## Objective
Keep the pictures out of the copy and print all the entries below exactly.

═══ Data rows

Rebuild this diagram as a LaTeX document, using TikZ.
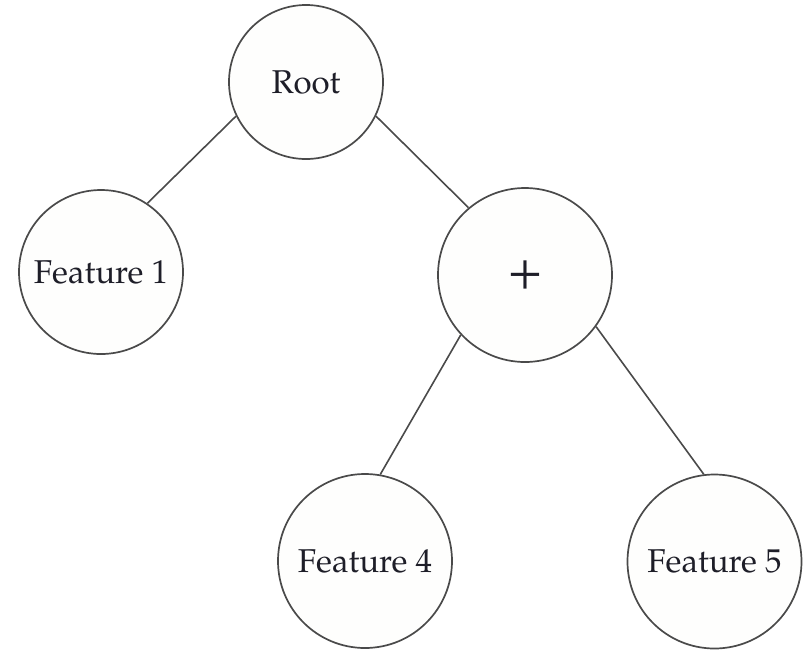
\documentclass[tikz,border=0pt]{standalone}
\usepackage[T1]{fontenc}
\usepackage{mathpazo}
\definecolor{edgegray}{HTML}{4A4A4A}
\definecolor{nodefill}{HTML}{FEFEFD}
\definecolor{txt}{HTML}{1E1E28}
\begin{document}
\begin{tikzpicture}[x=1pt,y=-1pt,
  treenode/.style={circle,draw=edgegray,fill=nodefill,line width=1.7pt,inner sep=0pt,text=txt,font=\fontsize{33}{38}\selectfont},
  treeedge/.style={draw=edgegray,line width=1.6pt}]
\useasboundingbox (0,0) rectangle (807,649);
\fill[white] (0,0) rectangle (807,649);
\node[treenode,minimum size=154pt] (root) at (306,82) {Root};
\node[treenode,minimum size=164pt] (f1) at (101,272) {Feature 1};
\node[treenode,minimum size=174pt] (plus) at (525,275) {\fontsize{56}{60}\selectfont +};
\node[treenode,minimum size=174pt] (f4) at (365,561) {Feature 4};
\node[treenode,minimum size=174pt] (f5) at (714.5,561.5) {Feature 5};
\draw[treeedge] (root.206) -- (f1.56);
\draw[treeedge] (root.334) -- (plus.130);
\draw[treeedge] (plus.223) -- (f4.80);
\draw[treeedge] (plus.324) -- (f5.97);
\end{tikzpicture}
\end{document}
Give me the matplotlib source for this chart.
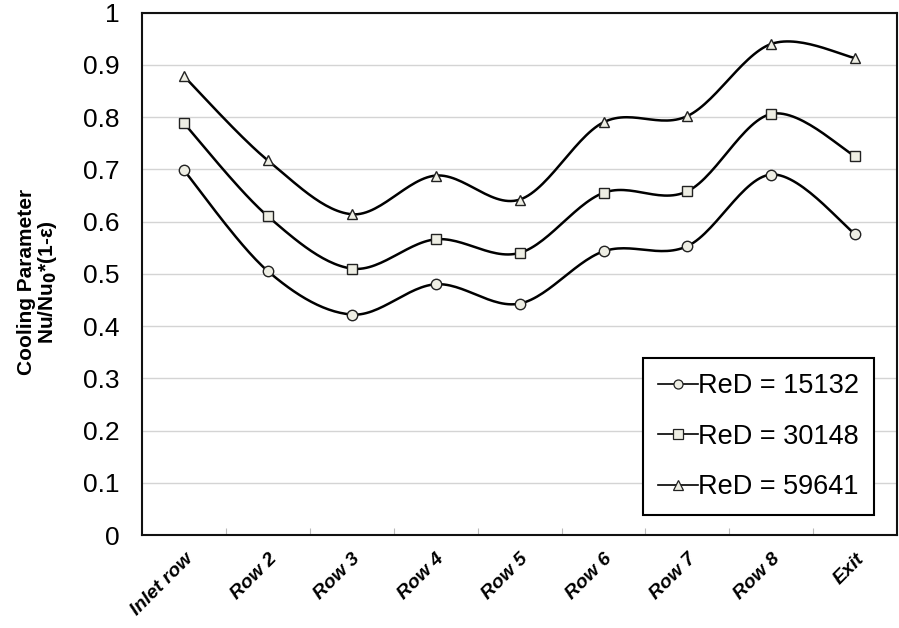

══════

## Answer for this exercise
Rebuild this diagram as a LaTeX document, using TikZ.
\documentclass[tikz,border=0pt]{standalone}
\usepackage[T1]{fontenc}
\usepackage{mathpazo}
\definecolor{edgegray}{HTML}{4A4A4A}
\definecolor{nodefill}{HTML}{FEFEFD}
\definecolor{txt}{HTML}{1E1E28}
\begin{document}
\begin{tikzpicture}[x=1pt,y=-1pt,
  treenode/.style={circle,draw=edgegray,fill=nodefill,line width=1.7pt,inner sep=0pt,text=txt,font=\fontsize{33}{38}\selectfont},
  treeedge/.style={draw=edgegray,line width=1.6pt}]
\useasboundingbox (0,0) rectangle (807,649);
\fill[white] (0,0) rectangle (807,649);
\node[treenode,minimum size=154pt] (root) at (306,82) {Root};
\node[treenode,minimum size=164pt] (f1) at (101,272) {Feature 1};
\node[treenode,minimum size=174pt] (plus) at (525,275) {\fontsize{56}{60}\selectfont +};
\node[treenode,minimum size=174pt] (f4) at (365,561) {Feature 4};
\node[treenode,minimum size=174pt] (f5) at (714.5,561.5) {Feature 5};
\draw[treeedge] (root.206) -- (f1.56);
\draw[treeedge] (root.334) -- (plus.130);
\draw[treeedge] (plus.223) -- (f4.80);
\draw[treeedge] (plus.324) -- (f5.97);
\end{tikzpicture}
\end{document}
Give me the matplotlib source for this chart.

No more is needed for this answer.